Pour passer du réactionnel au relationnel…
J’ai écrit ce texte en complément de l’article « Il est merveilleux cet enfant ». Il s’adresse à celles et ceux engagés dans une démarche de communication sans violence.
Bien qu’habités de valeurs (tolérance, respect, bienveillance, responsabilité) pouvant nous pousser à nous engager dans une éducation ou une démarche de communication sans violence, qui d’entre nous, n’a jamais été un jour ou l’autre confronté douloureusement au réveil d’une ancienne blessure (inscrite très tôt dans notre vie : blessures primitives et archaïques) nous laissant dans le désarroi le plus complet ? car un événement mineur (retard, mauvaise note à l’école, petit mensonge, parole maladroite, désobéissance…) peut déclencher des réactions d’une extrême violence sans commune mesure avec l’élément déclencheur. L’énergie réactionnelle que peut susciter un message ou un évènement est toujours fournie par celui qui reçoit le message. Et cette énergie réactionnelle (souvent projetée sur l’autre, sur celui ou celle qui est l’un des éléments déclencheur de notre réaction) peut nous aveugler longtemps sur la véritable cause de notre mal-être et nous barrer la route d’une évolution ou d’un dépassement possible.
D’où l’intérêt d’un travail « sur soi » qui me semble central pour ne pas s’enfermer dans nos blessures ou laisser nos ressentis écrans (colère, irritabilité…) nous envahir et venir encombrer ou blesser la relation à nos enfants.
Oui, la non-violence est exigeante, c’est un long chemin de maturation, d’avancées parfois étonnantes et aussi de retours en arrière démotivants quand nous nous retrouvons à nouveau comme prisonniers de nos vieilles habitudes réactionnelles.
Les enfants ont l’art de nous chercher dans notre face ‘hideuse’ (violente, agressive, angoissée), de réveiller en nous l’ex-enfant blessé (plein de rage, de colère, de souffrances indicibles).

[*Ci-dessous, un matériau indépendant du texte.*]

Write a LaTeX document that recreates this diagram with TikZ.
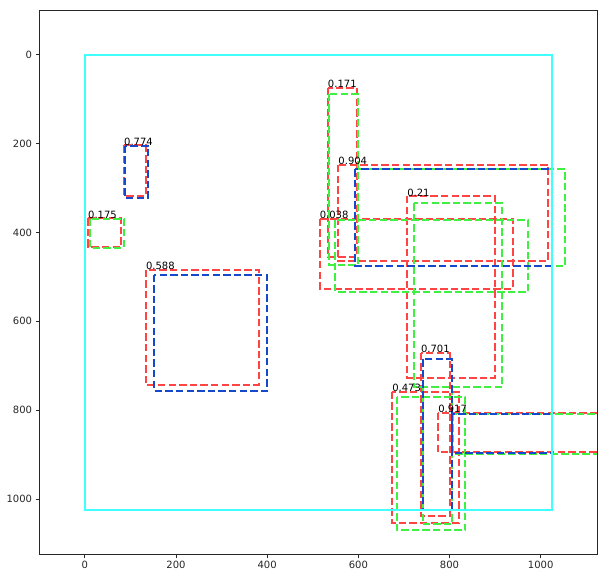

C’est pourquoi les enfants nous mettent eux aussi au monde pour nous faire accoucher du meilleur de nous-mêmes (dans nos besoins les plus vitaux, dans le respect de la vie en soi, dans nos désirs les plus beaux…) et parfois, hélas, du pire lorsque nous perdons pied dans nos zones d’ombre….
Se former, être accompagné est une exigence pour dépasser les situations intenables, pour prendre soin de nos blessures afin de ne pas laisser nos enfants nous réparer. Les tentatives de réparation sont souvent coûteuses… en énergie perdue, en missions impossibles à tenir, en démobilisations profondes sur le chemin vers nous-mêmes.
Retrouver une assise intérieure stable, sécurisante est pour moi un enjeux essentiel pour devenir un parent solide, responsable et fiable. En même temps, nous avons droit à nos ressentis (colère, irritation, inquiétude…), le travail sur soi, permet de relier nos ressentis à nos besoins, à notre justesse intérieure afin de ne pas les projeter de manière réactionnelle et parfois violente dans nos relations les plus chères.
Oui, le chemin de la non-violence est difficile, aussi difficile que d’être parents ?
Dans les stages que je propose je travaille bien souvent en amont de nos relations d’aujourd’hui, sur les relations significatives du passé qui ont été à l’origine de blessures ou de situations inachevées. En proposant et accompagnant les personnes à revisiter ces lieux de leur histoire, je suis toujours impressionné (et je le vis avec gratitude) par la capacité de chacun, de chacune, à trouver un fond d’humanitude, de respect, de bienveillance là où pourtant la blessure est vive, ouverte. Je suis souvent surpris par les capacités auto-thérapeutiques de chacun lorsque nous touchons ce fond d’humanitude.
Je ne peux qu’inviter les personnes engagées sur ce chemin de la non-violence de faire un travail en groupe un jour ou l’autre pour goûter cette saveur particulière et réparatrice du respect, de la bienveillance, et surtout de l’accueil de soi et des autres dans ce qu’il y a de plus fragile et vulnérable en nous-mêmes… il y a là une source inépuisable de force et d’espérance.